New businesses commonly do this for two reasons: either they’re trying to get more business by undercutting the competition, or they haven’t done their homework and don’t realize what they should be charging. When you don’t charge enough, you may not even be able to cover your overhead.
Not forming the right business entity
In their rush to get up and running, new business owners sometimes decide to wait to set up a business entity. Or they hastily form a limited liability company because that’s what their friend said they should do.
But choosing the wrong business entity—or not setting one up at all—can have serious consequences down the road. For example, if you operate as a general partnership, you may be surprised to find that you are personally responsible for all the business’s debts—even the ones you never agreed to. If you set up a corporation, you may end up paying higher taxes because you’re taxed at both the corporate and the personal level.
Do your research and get some startup advice from legal or financial professionals, if necessary, to make sure you’re structuring your business in a way that will save you money and help you avoid liability.
Thinking you don’t need insurance
Setting up a business entity limits your personal liability for business obligations, but it won’t protect you if someone slips and falls on your premises, if you have an accident with a company car, or if you are sued for a defective product, malpractice or any other sort of personal wrongdoing.
These sorts of claims can be devastating to both your business and your personal finances. Consult an insurance agent and get enough insurance to cover you.

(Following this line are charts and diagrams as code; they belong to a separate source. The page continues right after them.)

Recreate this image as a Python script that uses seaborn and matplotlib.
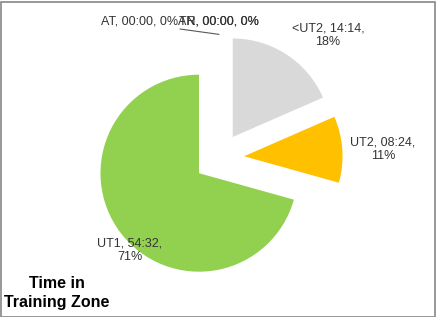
import matplotlib
matplotlib.use("Agg")
import matplotlib.pyplot as plt
import seaborn as sns
import numpy as np

# ---- data ----
categories = ["<UT2", "UT2", "UT1", "AT", "AN", "TR"]
durations = ["14:14", "08:24", "54:32", "00:00", "00:00", "00:00"]
minutes = [14 + 14/60, 8 + 24/60, 54 + 32/60, 0.0, 0.0, 0.0]
colors = ["#D9D9D9", "#FFC000", "#92D050", "#5B9BD5", "#ED7D31", "#A5A5A5"]
title_text = "Time in\nTraining Zone"

sns.set_theme(style="white")
plt.rcParams['font.family'] = ['Liberation Sans', 'DejaVu Sans']

W, H = 437, 317
fig = plt.figure(figsize=(W / 100, H / 100), dpi=100)
ax = fig.add_axes([0, 0, 1, 1])

R_PX = 98.5
CX, CY = 219.0, 158.0


def px(x, y):
    """pixel (y down) -> data coords (radius 1)"""
    return (x - CX) / R_PX, (CY - y) / R_PX


explode = [0.255] * len(minutes)
wedges, _ = ax.pie(minutes, colors=colors, explode=explode, startangle=90,
                   counterclock=False, radius=1.0, center=(0, 0),
                   wedgeprops=dict(linewidth=0))

x0, y1 = px(0, 0)
x1, y0 = px(W, H)
ax.set_xlim(x0, x1)
ax.set_ylim(y0, y1)
ax.set_aspect("equal", adjustable="box")
ax.axis("off")

total = sum(minutes)
labels = [f"{c}, {d}, {round(100 * m / total):.0f}%" for c, d, m in zip(categories, durations, minutes)]

fs = 9
# label placements (pixel centres)
pos = {
    "<UT2": (328, 35),
    "UT2": (383, 149),
    "UT1": (130, 250),
}
for cat, lab in zip(categories, labels):
    if cat in pos:
        parts = lab.split(", ")
        txt = f"{parts[0]}, {parts[1]},\n{parts[2]}"
        ax.text(*px(*pos[cat]), txt, ha="center", va="center", fontsize=fs,
                color="#333333", linespacing=1.2)

# zero-value labels
ax.text(*px(140, 22), labels[3], ha="center", va="center", fontsize=fs, color="#333333")
ax.text(*px(218, 22), labels[4], ha="center", va="center", fontsize=fs, color="#333333")
ax.text(*px(218.6, 22), labels[5], ha="center", va="center", fontsize=fs, color="#333333")

# leader line to the zero slice at top of pie
w_at = wedges[3]
ang = np.deg2rad(w_at.theta1)
ex, ey = w_at.center
tip = (ex + np.cos(ang) * w_at.r, ey + np.sin(ang) * w_at.r)
ax.plot([px(180, 29)[0], tip[0]], [px(180, 29)[1], tip[1]], color="#595959", lw=0.8)

# title
ax.text(*px(57, 293), title_text, ha="center", va="center", fontsize=11.5,
        fontweight="bold", color="black", linespacing=1.3)

# chart border
fig.patches.append(plt.Rectangle((0.5 / W, 0.5 / H), 1 - 2.5 / W, 1 - 2.5 / H,
                                 transform=fig.transFigure, fill=False,
                                 edgecolor="#868686", lw=1.2))

fig.savefig("out.png", dpi=100)
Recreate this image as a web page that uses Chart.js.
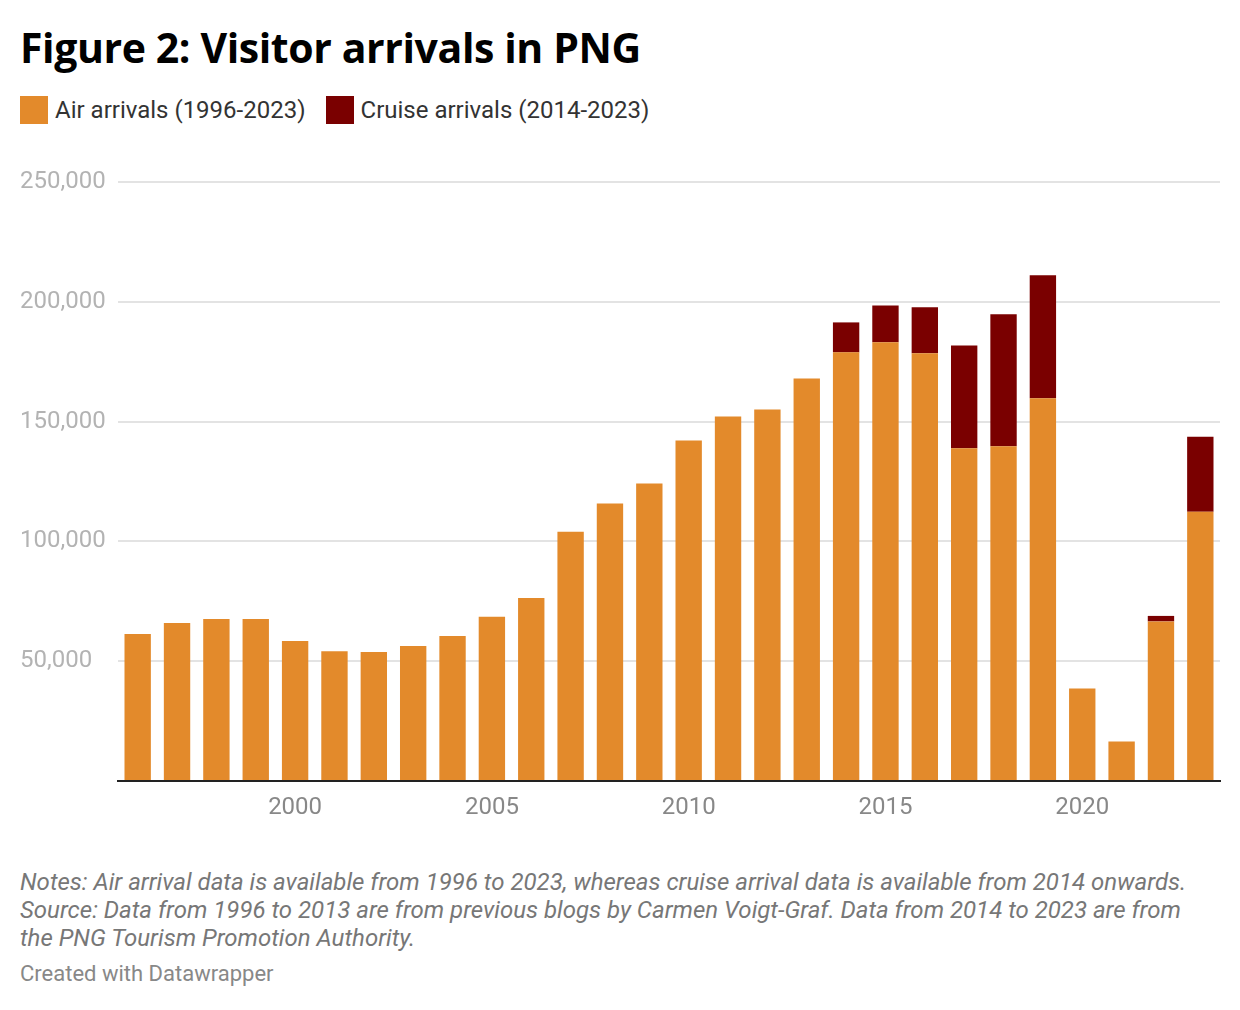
<!DOCTYPE html>
<html>
<head>
<meta charset="utf-8">
<script src="https://cdn.jsdelivr.net/npm/chart.js@4.4.1/dist/chart.umd.min.js"></script>
<style>
  html, body { margin: 0; padding: 0; background: #fff; }
  body { width: 1240px; height: 1010px; position: relative; overflow: hidden; font-family: Roboto, sans-serif; }
  #title { position: absolute; left: 20px; top: 19px; font-family: "Open Sans", sans-serif; font-weight: 700; font-size: 41px; line-height: 56px; color: #000; letter-spacing: -0.4px; }
  #legend { position: absolute; left: 20px; top: 96px; font-size: 24px; color: #333; display: flex; align-items: center; }
  #legend .sw { display: inline-block; width: 28px; height: 28px; margin-right: 7px; }
  #legend .item { display: flex; align-items: center; margin-right: 20px; }
  #wrap { position: absolute; left: 0; top: 160px; width: 1240px; height: 670px; }
  #notes { position: absolute; left: 20px; top: 868px; font-size: 24px; line-height: 28px; color: #777; font-style: italic; width: 1220px; white-space: nowrap; }
  #credit { position: absolute; left: 20px; top: 961px; font-size: 22px; line-height: 26px; color: #888; }
</style>
</head>
<body>
<div id="title">Figure 2: Visitor arrivals in PNG</div>
<div id="legend">
  <div class="item"><span class="sw" style="background:#e38a2b"></span>Air arrivals (1996-2023)</div>
  <div class="item"><span class="sw" style="background:#7a0000"></span>Cruise arrivals (2014-2023)</div>
</div>
<div id="wrap"><canvas id="chart"></canvas></div>
<div id="notes">Notes: Air arrival data is available from 1996 to 2023, whereas cruise arrival data is available from 2014 onwards.<br>Source: Data from 1996 to 2013 are from previous blogs by Carmen Voigt-Graf. Data from 2014 to 2023 are from<br>the PNG Tourism Promotion Authority.</div>
<div id="credit">Created with Datawrapper</div>
<script>
var years = ['1996','1997','1998','1999','2000','2001','2002','2003','2004','2005','2006','2007','2008','2009',
             '2010','2011','2012','2013','2014','2015','2016','2017','2018','2019','2020','2021','2022','2023'];
var airArrivals = [61400, 65900, 67600, 67600, 58400, 54200, 53800, 56300, 60500, 68500, 76400, 104000, 115800, 124200,
                   142100, 152100, 155000, 168000, 178900, 183100, 178500, 138900, 139700, 159700, 38600, 16500, 66600, 112400];
var cruiseArrivals = [null, null, null, null, null, null, null, null, null, null, null, null, null, null,
                      null, null, null, null, 12500, 15400, 19200, 42900, 55100, 51400, null, null, 2300, 31300];
var yTicks = [0, 50000, 100000, 150000, 200000, 250000];

var ctx = document.getElementById('chart');
new Chart(ctx, {
  type: 'bar',
  data: {
    labels: years,
    datasets: [
      { label: 'Air arrivals (1996-2023)', data: airArrivals, backgroundColor: '#e38a2b',
        categoryPercentage: 1, barPercentage: 0.67 },
      { label: 'Cruise arrivals (2014-2023)', data: cruiseArrivals, backgroundColor: '#7a0000',
        categoryPercentage: 1, barPercentage: 0.67 }
    ]
  },
  options: {
    responsive: true,
    maintainAspectRatio: false,
    animation: false,
    layout: { padding: { left: 20, right: 20, top: 22, bottom: 0 } },
    plugins: { legend: { display: false }, tooltip: { enabled: false } },
    scales: {
      x: {
        stacked: true,
        grid: { display: false, drawTicks: false },
        border: { color: '#222', width: 2 },
        ticks: {
          autoSkip: false, maxRotation: 0, padding: 13,
          color: '#888', font: { family: 'Roboto', size: 24 },
          callback: function (v, i) { var y = years[i]; return (+y % 5 === 0) ? y : ''; }
        },
        afterFit: function (s) { s.height = 49; }
      },
      y: {
        stacked: true,
        min: yTicks[0], max: yTicks[yTicks.length - 1],
        afterBuildTicks: function (s) { s.ticks = yTicks.map(function (v) { return { value: v }; }); },
        grid: { color: '#e3e3e3', lineWidth: 2, drawTicks: false },
        border: { display: false },
        ticks: {
          crossAlign: 'far', padding: 0,
          color: '#b3b3b3', font: { family: 'Roboto', size: 24 },
          callback: function (v) { return v === 0 ? '' : v.toLocaleString('en-US'); }
        },
        afterFit: function (s) { s.width = 98; }
      }
    }
  }
});
</script>
</body>
</html>
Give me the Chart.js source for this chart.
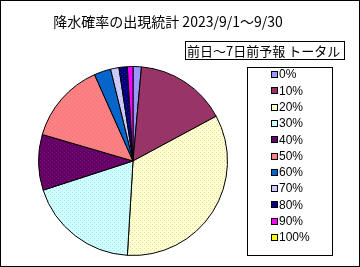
<!DOCTYPE html>
<html>
<head>
<meta charset="utf-8">
<script src="https://cdn.jsdelivr.net/npm/chart.js@4"></script>
<style>
  html, body { margin: 0; padding: 0; background: #fff; }
</style>
</head>
<body>
<canvas id="pieChart" width="360" height="267"></canvas>
<script>
const categories = ['0%', '10%', '20%', '30%', '40%', '50%', '60%', '70%', '80%', '90%', '100%'];
const counts = [3, 33, 71, 40, 20, 29, 6, 3, 3, 2, 0];
const sliceColors = ['#9999FF', '#993366', '#FFFFCC', '#CCFFFF', '#660066', '#FF8080',
                     '#0066CC', '#CCCCFF', '#000080', '#FF00FF', '#FFFF00'];
const titleText = '降水確率の出現統計 2023/9/1～9/30';
const subTitleText = '前日～7日前予報 トータル';

// little dot texture like the old office pie
function dotted(color){
    const c = document.createElement('canvas');
    c.width = 4; c.height = 4;
    const g = c.getContext('2d');
    g.fillStyle = color;
    g.fillRect(0, 0, 4, 4);
    g.fillStyle = 'rgba(140,90,160,0.25)';
    g.fillRect(0, 0, 1, 1);
    g.fillRect(2, 2, 1, 1);
    return g.createPattern(c, 'repeat');
}

const frame = {
    id: 'frame',
    afterDraw(chart){
        const ctx = chart.ctx;
        ctx.save();
        ctx.strokeStyle = '#000';
        ctx.lineWidth = 1;
        ctx.strokeRect(0.5, 0.5, 359, 266);

        ctx.fillStyle = '#000';
        ctx.textBaseline = 'middle';
        ctx.font = '14px "Noto Sans CJK JP"';
        ctx.textAlign = 'center';
        ctx.fillText(titleText, 168, 22);

        // subtitle box
        ctx.strokeRect(185.5, 41.5, 159, 18);
        ctx.textAlign = 'left';
        ctx.font = '13px "Noto Sans CJK JP"';
        ctx.fillText(subTitleText, 187, 51);

        // legend
        ctx.strokeRect(247.5, 67.5, 85, 188);
        ctx.font = '12px "Liberation Sans"';
        const ds = chart.data.datasets[0];
        chart.data.labels.forEach((lab, i) => {
            const y = 74 + i * 16.3;
            ctx.fillStyle = ds.legendColors[i];
            ctx.fillRect(271, Math.round(y) - 3, 7, 7);
            ctx.strokeStyle = '#000';
            ctx.strokeRect(271.5, Math.round(y) - 2.5, 6, 6);
            ctx.fillStyle = '#000';
            ctx.fillText(lab, 279, y + 1);
        });
        ctx.restore();
    }
};

const ctx = document.getElementById('pieChart').getContext('2d');
const pieChart = new Chart(ctx, {
    type: 'pie',
    data: {
        labels: categories,
        datasets: [{
            data: counts,
            backgroundColor: sliceColors.map(dotted),
            legendColors: sliceColors,
            borderColor: '#000',
            borderWidth: 1
        }]
    },
    options: {
        responsive: false,
        animation: false,
        devicePixelRatio: 1,
        layout: {
            padding: { left: 38, right: 132, top: 66, bottom: 11 }
        },
        plugins: {
            legend: { display: false },
            tooltip: { enabled: false }
        }
    },
    plugins: [frame]
});
</script>
</body>
</html>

Not having a written agreement with your business partners
Whether it’s a partnership agreement, an LLC operating agreement, corporate bylaws or a buy-sell agreement, every business needs a written document that explains each partner’s rights and responsibilities and describes what will happen if one of them leaves the business.
All too often, though, business partners fail to put anything in writing because they get along well with each other and think they’ll always be able to resolve things informally. This is frequently untrue, and disputes between partners can be difficult, expensive, and emotionally draining.
Failing to protect intellectual property
If your business produces artwork, music, software or inventions, the things you create may be eligible for copyright or patent protection. In addition, your business name and logo are intellectual property that may be eligible for state and/or federal trademark protection. Your logo may also be protected by copyright.
Smart business owners keep track of their intellectual property and take steps to protect it by registering it with governmental agencies and actively policing its use by competitors.
Thinking you can do it all yourself
Entrepreneurs tend to be self-reliant individuals, but knowing your limits and learning to delegate tasks are important skills if your startup is going to succeed. Try to focus on the things you’re good at and enjoy doing, and find others who can handle tasks that you dislike or that require specialized knowledge.
Starting a business is exciting, but don’t let yourself rush into things. If you want your business to succeed, take the time to plan and protect yourself. And then be patient and give your business time to grow.